This paper presents the investigation report of flexural behavior of reinforced concrete (RC) beams strengthened with ferrocement laminates using steel slag from the steel industry as a partial replacement material for fine aggregate. The parameter varied in this study includes volume fraction of mesh reinforcement 1.88% and 2.35% and percentage replacement of steel slag (0% and 30%) to fine aggregate in ferrocement laminate. For experimental investigation, five RC beams of size 1220 mm × 100 mm × 150 mm and four ferrocement laminates of size 1220 mm × 100 mm × 25 mm with different parameters were cast. Four beams were strengthened with ferrocement laminates using the epoxy resin as a bonding agent. One control specimen and four strengthened beams were subjected to flexural test under two-point loading. The observations were focused on first crack load, ultimate load and mid span deflection. From the investigation result, it was concluded that the beams strengthened with ferrocement having a volume fraction of 2.35% and 30% replacement of steel slag increases the load carrying capacity significantly under flexural load. Furthermore, other mechanical properties such as ductility and energy absorption capacity were found to be increased for specimens with 2.35% of volume fraction of mesh reinforcement and 30% of steel slag replacement.

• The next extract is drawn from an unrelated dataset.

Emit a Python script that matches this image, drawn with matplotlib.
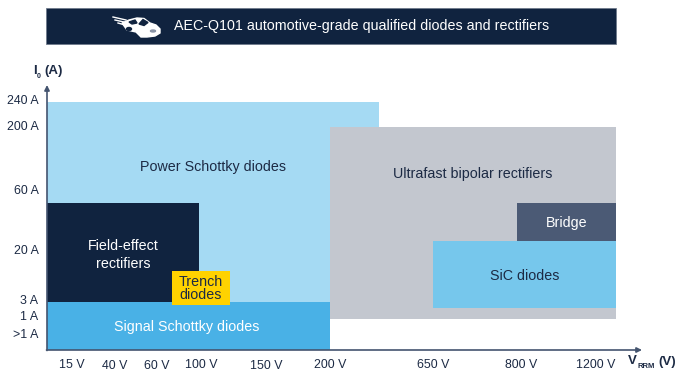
import matplotlib
matplotlib.use("Agg")
import matplotlib.pyplot as plt
from matplotlib.patches import Polygon, Ellipse

plt.rcParams["font.family"] = ["Liberation Sans", "DejaVu Sans"]

NAVY = "#10233f"
TEXT = "#1c2a44"
LABEL_SIZE = 10.3
TICK_SIZE = 8.9

# Regions of the chart, in picture units of the axes
region_names = ["power", "ultrafast", "field", "signal", "bridge", "sic", "trench"]
region_left = [47, 330, 47, 47, 517, 433, 172]
region_right = [379, 616, 199, 330, 616, 616, 230]
region_top = [102, 127, 203, 302, 203, 241, 271]
region_bottom = [302, 319, 302, 350, 241, 308, 305]
region_colors = ["#a5daf3", "#c3c7cf", NAVY, "#49b1e6", "#4b5a75", "#76c7ec", "#ffd200"]

# Axis labels
volt_labels = ["15 V", "40 V", "60 V", "100 V", "150 V", "200 V", "650 V", "800 V", "1200 V"]
volt_pos = [71.5, 115, 157, 201, 266, 330, 433, 521, 596]
volt_y = [365, 366, 366, 365, 366, 365, 365, 365, 365]
amp_labels = ["240 A", "200 A", "60 A", "20 A", "3 A", "1 A", ">1 A"]
amp_pos = [100.5, 126.5, 191.5, 250.5, 300.5, 317.5, 335.5]

fig = plt.figure(figsize=(6.76, 3.80), dpi=100)
ax = fig.add_axes([0, 0, 1, 1])
ax.set_xlim(0, 676)
ax.set_ylim(380, 0)
ax.axis("off")

# Title band
ax.barh(26, 570, height=36, left=46, color=NAVY, edgecolor="#6f7a8c", linewidth=0.6)
ax.text(174, 26, "AEC-Q101 automotive-grade qualified diodes and rectifiers",
        color="white", fontsize=LABEL_SIZE, va="center", ha="left")

# Little car in the title band
car = [(122, 23), (129, 20), (137, 18), (144, 18.5), (150, 23), (156, 25), (160, 29),
       (160, 33), (155, 36), (147, 37), (141, 37), (136, 32), (127, 30)]
ax.add_patch(Polygon(car, closed=True, color="white", zorder=3))
ax.add_patch(Polygon([(139, 24), (143, 19.5), (148, 22.5), (144, 25.5)],
                     closed=True, color=NAVY, zorder=4))
ax.add_patch(Polygon([(129, 22), (135, 20), (137, 23), (132, 24)],
                     closed=True, color=NAVY, zorder=4))
ax.add_patch(Ellipse((153, 31), 5, 2, color="#8a94a6", zorder=4))
ax.add_patch(Ellipse((129, 29), 5, 3, color=NAVY, zorder=4))
for x0, y0, x1, y1 in [(113, 17, 126, 20), (115, 20, 124, 22), (118, 23, 125, 25)]:
    ax.plot([x0, x1], [y0, y1], color="white", lw=1, zorder=3)

# Regions
for left, right, top, bottom, color in zip(region_left, region_right, region_top,
                                           region_bottom, region_colors):
    ax.bar(left, bottom - top, width=right - left, bottom=top, align="edge",
           color=color, linewidth=0)

# Region labels
ax.text(213, 166.5, "Power Schottky diodes", color=TEXT, fontsize=LABEL_SIZE, ha="center", va="center")
ax.text(473, 174, "Ultrafast bipolar rectifiers", color=TEXT, fontsize=LABEL_SIZE, ha="center", va="center")
ax.text(123, 246.5, "Field-effect", color="white", fontsize=LABEL_SIZE, ha="center", va="center")
ax.text(123, 264.5, "rectifiers", color="white", fontsize=LABEL_SIZE, ha="center", va="center")
ax.text(201, 281.5, "Trench", color=TEXT, fontsize=LABEL_SIZE, ha="center", va="center")
ax.text(201, 295, "diodes", color=TEXT, fontsize=LABEL_SIZE, ha="center", va="center")
ax.text(187, 326.5, "Signal Schottky diodes", color="white", fontsize=LABEL_SIZE, ha="center", va="center")
ax.text(567, 222.5, "Bridge", color="white", fontsize=LABEL_SIZE, ha="center", va="center")
ax.text(525, 275.5, "SiC diodes", color=TEXT, fontsize=LABEL_SIZE, ha="center", va="center")

# Axes arrows
arrow = dict(arrowstyle="-|>,head_width=0.15,head_length=0.3", color="#44546f", lw=1.2,
             shrinkA=0, shrinkB=0)
ax.annotate("", xy=(47, 85), xytext=(47, 350.5), arrowprops=arrow)
ax.annotate("", xy=(642, 350), xytext=(46.5, 350), arrowprops=arrow)

# Tick labels
for label, x, y in zip(volt_labels, volt_pos, volt_y):
    ax.text(x, y, label, color=TEXT, fontsize=TICK_SIZE, ha="center", va="center")
for label, y in zip(amp_labels, amp_pos):
    ax.text(38.5, y, label, color=TEXT, fontsize=TICK_SIZE, ha="right", va="center")

# Axis titles
ax.text(33, 71, "I", color=TEXT, fontsize=9.5, fontweight="bold", ha="left", va="center")
ax.text(36.5, 76, "0", color=TEXT, fontsize=5, fontweight="bold", ha="left", va="center")
ax.text(44, 71, "(A)", color=TEXT, fontsize=9.5, fontweight="bold", ha="left", va="center")
ax.text(628, 361.5, "V", color=TEXT, fontsize=9.5, fontweight="bold", ha="left", va="center")
ax.text(637, 366, "RRM", color=TEXT, fontsize=5.5, fontweight="bold", ha="left", va="center")
ax.text(658, 361.5, "(V)", color=TEXT, fontsize=9.5, fontweight="bold", ha="left", va="center")

fig.savefig("out.png", dpi=100)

Keywords: Ferrocement, flexural test, reinforced concrete beams, steel slag, strengthening, volume fraction


How to cite this article:
Sridhar J, Malathy R, Sangeetha R K. Flexural Strengthening of Reinforced Concrete Beams using Ferrocement Laminates with Partial Replacement of Fine Aggregate by Steel Slag . J Eng Technol 2014;4:123-6

How to cite this URL:
Sridhar J, Malathy R, Sangeetha R K. Flexural Strengthening of Reinforced Concrete Beams using Ferrocement Laminates with Partial Replacement of Fine Aggregate by Steel Slag . J Eng Technol [serial online] 2014 [cited 2019 Nov 19];4:123-6. Available from: http://www.onlinejet.net/text.asp?2014/4/2/123/141205


   1. Introduction Top


The strengthening of structures has been practiced and accepted as a viable means of improving the serviceability, performance and upgrading the load carrying capacity of structures. Strengthening may be needed to allow the structure to resist loads that are not anticipated in their original design. Additional strength may be needed due to deficiency in the structure's ability to carry the original design loads. Numbers of techniques are available to strengthen different type of structures. The selection of strengthening technique depends on one or more of the following criteria, accessibility, availability of materials, equipment, qualified contractors, construction, maintenance and life cycle costs, magnitude of strength increase, etc.

Ferrocement is one of the recently developing strengthening materials for concrete structures. The following definition of ferrocement was given by ACI Committee 549 [1] in a state of the art report on ferrocement. Ferrocement is a type of thin wall reinforced concrete (RC) commonly constructed by hydraulic cement mortar reinforced with closely spaced layers of continuous and relatively small size wire mesh. Naaman [2],[3] described that, in thin concrete products, ferrocement plays the link between RC and fiber RC. Anwar et al. [4] presented a design chart, which describes step by step procedure for rehabilitation of RC structural beam elements using ferrocement.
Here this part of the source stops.